The first thing you should know about the Trial of the Sword, the core focus of Zelda: Breath of the Wild’s first of two expansion packs, is that it is very, very difficult. The challenge strips you of all your hard-earned weapons and armor, and it takes away your vast collection of health-restoring meals and power-augmenting tonics. You’re a barefooted Link, wearing just a pair of shorts, who has to make his way through three separate 15-level endurance trials that demand you clear a room of enemies with only what you’ve collected along the way.
Even with the game’s maximum number of heart containers and three full stamina wheels, I found even just the first part of the Trial of the Sword to be punishing in some respects. It wasn’t that it ever felt oppressively hard or unfair throughout. Rather, the game very quickly ramps up difficulty from manageable situations to hectic free-for-alls, forcing players to think critically, manage their inventory, and get creative. For instance, there’s ample opportunity to make use of your environment. Try smacking Bokoblins off high circular towers into the water below — in which they can’t swim — to conserve weapon durability, or letting fire chuchus set the grass on fire to create a gust of wind and give you a quick aerial exit from a tight spot. Stockpiling special items for taking on special foes is also wise, when a choice ice arrow can instantly vanquish a dangerous fire-imbued Wizzrobe.
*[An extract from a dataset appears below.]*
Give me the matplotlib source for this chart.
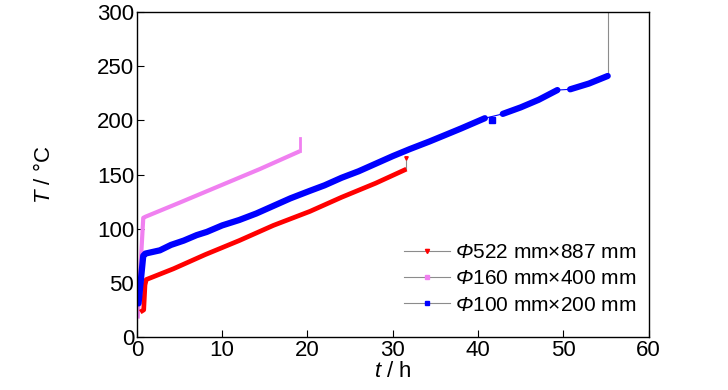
import matplotlib
matplotlib.use("Agg")
import matplotlib.pyplot as plt
from matplotlib import font_manager
from matplotlib.lines import Line2D

# font: narrow sans if available (the original looks like Arial Narrow)
names = {f.name for f in font_manager.fontManager.ttflist}
font = "Liberation Sans Narrow" if "Liberation Sans Narrow" in names else "Liberation Sans"
plt.rcParams["font.family"] = [font, "DejaVu Sans"]
plt.rcParams["mathtext.fontset"] = "custom"
plt.rcParams["mathtext.rm"] = font
plt.rcParams["mathtext.it"] = font + ":italic"
plt.rcParams["mathtext.sf"] = font + ":italic"   # used for the italic Φ

# ---- data ----
red_t = [0.4, 0.8, 0.95, 1.1, 4.3, 8, 12, 16, 20.3, 24, 28, 31.6]
red_T = [23, 25, 48, 53, 63, 76, 89, 103, 116, 129, 142, 155]
red_end_T = [155, 165]          # thin gray tail at the end

pink_t = [0.1, 0.5, 0.75, 1.0, 5, 10, 14.4, 19.1]
pink_T = [17, 75, 110, 111, 124, 140.5, 155, 171.5]
pink_end_T = [171.5, 184]

blue_seg1_t = [0.2, 0.5, 0.75, 1.0, 2.7, 4, 5.5, 7, 8.2, 10, 12, 14, 16, 18,
               20.3, 22, 24, 26, 28, 30, 32, 34.3, 36, 38, 40.8]
blue_seg1_T = [31, 55, 75, 77, 80, 85, 89, 94, 97, 103, 108, 114, 121, 128,
               135, 140, 147, 153, 160, 167, 173.5, 180.5, 186, 192.5, 202]
blue_dot = (41.6, 200)
blue_seg2_t = [42.9, 45, 47.1, 49.3]
blue_seg2_T = [206, 212, 219, 228]
blue_seg3_t = [50.8, 53, 55.2]
blue_seg3_T = [228.7, 234, 241]
blue_end_T = [241, 300]

labels = [r"$\mathsf{Φ}$522 mm×887 mm",
          r"$\mathsf{Φ}$160 mm×400 mm",
          r"$\mathsf{Φ}$100 mm×200 mm"]

red = "#ff0000"
pink = "#f080f0"
blue = "#0000ff"
gray = "#8c8c8c"

fig = plt.figure(figsize=(7.28, 3.90), dpi=100)
ax = fig.add_axes([0.188, 0.136, 0.703, 0.833])

# thin connections / tails
ax.plot([blue_seg1_t[-1], blue_seg2_t[0]], [blue_seg1_T[-1], blue_seg2_T[0]], color=blue, lw=0.8)
ax.plot([blue_seg2_t[-1], blue_seg3_t[0]], [blue_seg2_T[-1], blue_seg3_T[0]], color=blue, lw=0.8)
ax.plot([red_t[-1], red_t[-1]], red_end_T, color=gray, lw=0.8)
ax.plot([red_t[-1]], [red_end_T[-1]], marker="v", color=red, ms=2.5, ls="none")
ax.plot([blue_seg3_t[-1], blue_seg3_t[-1]], blue_end_T, color=gray, lw=0.8)

# thick data bands
ax.plot(pink_t, pink_T, color=pink, lw=3.0, solid_capstyle="butt")
ax.plot([pink_t[-1], pink_t[-1]], pink_end_T, color=pink, lw=2.0)
ax.plot(red_t, red_T, color=red, lw=3.4, solid_capstyle="butt")
ax.plot(blue_seg1_t, blue_seg1_T, color=blue, lw=4.5, solid_capstyle="round")
ax.plot([blue_dot[0]], [blue_dot[1]], marker="s", color=blue, ms=4, ls="none")
ax.plot(blue_seg2_t, blue_seg2_T, color=blue, lw=4.5, solid_capstyle="round")
ax.plot(blue_seg3_t, blue_seg3_T, color=blue, lw=4.5, solid_capstyle="round")

ax.set_xlim(0, 60)
ax.set_ylim(0, 300)
ax.set_xticks(range(0, 61, 10))
ax.set_yticks(range(0, 301, 50))
ax.tick_params(direction="in", length=5, width=0.8, labelsize=16, pad=2)
for s in ax.spines.values():
    s.set_linewidth(1.0)

ax.set_xlabel(r"$\mathit{t}$ / h", fontsize=16, labelpad=0)
ax.set_ylabel(r"$\mathit{T}$ / °C", fontsize=16, labelpad=30)

handles = [
    Line2D([], [], color=gray, lw=0.8, marker="v", ms=3, mfc=red, mec=red),
    Line2D([], [], color=gray, lw=0.8, marker="s", ms=2.5, mfc=pink, mec=pink),
    Line2D([], [], color=gray, lw=0.8, marker="s", ms=3, mfc=blue, mec=blue),
]
ax.legend(handles, labels, loc="lower right", bbox_to_anchor=(1.0, 0.03),
          frameon=False, fontsize=15, handlelength=2.2, handletextpad=0.25,
          labelspacing=0.35, borderaxespad=0.2, markerfirst=True)

fig.savefig("out.png", dpi=100)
When you do die — and you will do so quite a few times unless you’re an especially careful and talented player — you have to start all over again. Although the second (or third or fourth) time around, you’ll be much better equipped to tackle the challenge with more precision and higher speed. And it’s precisely this combination of situational complexity, all-around versatility, and necessary replayability that makes the Trial of the Sword such a worthwhile investment. (Master Trials, the official name of the first expansion, is part of a $20 season pass you can purchase from Nintendo that comes with a second expansion later this year.) Because even once you complete it, and power up the Master Sword to its full potential, there’s still the joy of trying again under new constraints like fewer hearts, less stamina, or more daring ones like never once being hit.
I found that my third play through of the Beginner Trials, which comprises the first 15 levels of the challenge, I had mastered working through the first six rooms with ease. It was only after I began Googling more sophisticated speedrun tactics that I found that the Breath of the Wild community had already figured out the best secret of the Trial of the Sword: that it makes everyone into a speedrunner. Every time you try the challenge again, you’re better equipped, and feel incentivized, to do it faster and cleaner than before. It makes you, in a small way, part of the voracious community of gamers who compete on a global scale to outdo each other with record-setting completion times.
Because of the vast replayability and the game’s clever internal logic that allows you to approach situations in a number of different ways, there’s already scores of videos of speedrunners beating all 45 levels in record time, or doing so under ludicrous constraints like zero stamina upgrades. But even for those who don’t like to record themselves playing or competing with experienced speedrunners, the Trial of the Sword still inspires you to improve and continue trying to best your previous performance.
Of course, this idea is present in the main game as well. Producer Eiji Aonuma and the team at Nintendo wanted to make an open-world Zelda game that would emphasize total freedom. The end result was a structured story that could be completed in as little as 45 minutes or after 100 hours, depending on how you decided to spend your time.
Even standard playthroughs gave players the freedom to complete the game’s four main dungeons in any order. The game simply scaled its difficulty appropriately, all the way up to the final fight with Calamity Ganon, which became easier or harder depending on how much progress you make in the main quest. Very rarely does Breath of the Wild tell you, “No, you can’t do that,” which resulted in players finding ever-more-creative ways to accomplish a task or do something nobody thought even possible, like beating the game in under 40 minutes.
The Trial of the Sword replicates that idea on a smaller, more concentrated stage. Much like Eventide Island — the mysterious locale off the eastern shore of Hyrule that similarly stripped players of all weapons, armor, and items — the Trial of the Sword takes all of the game’s best ideas and gives you a tight, well-designed playground to run wild with them. Even if you’re not the kind of person who would ever dare try a full-blown speedrun, there is no better place to have fun with the concept and dip your feet into the speedrunning waters than with Breath of the Wild’s first expansion.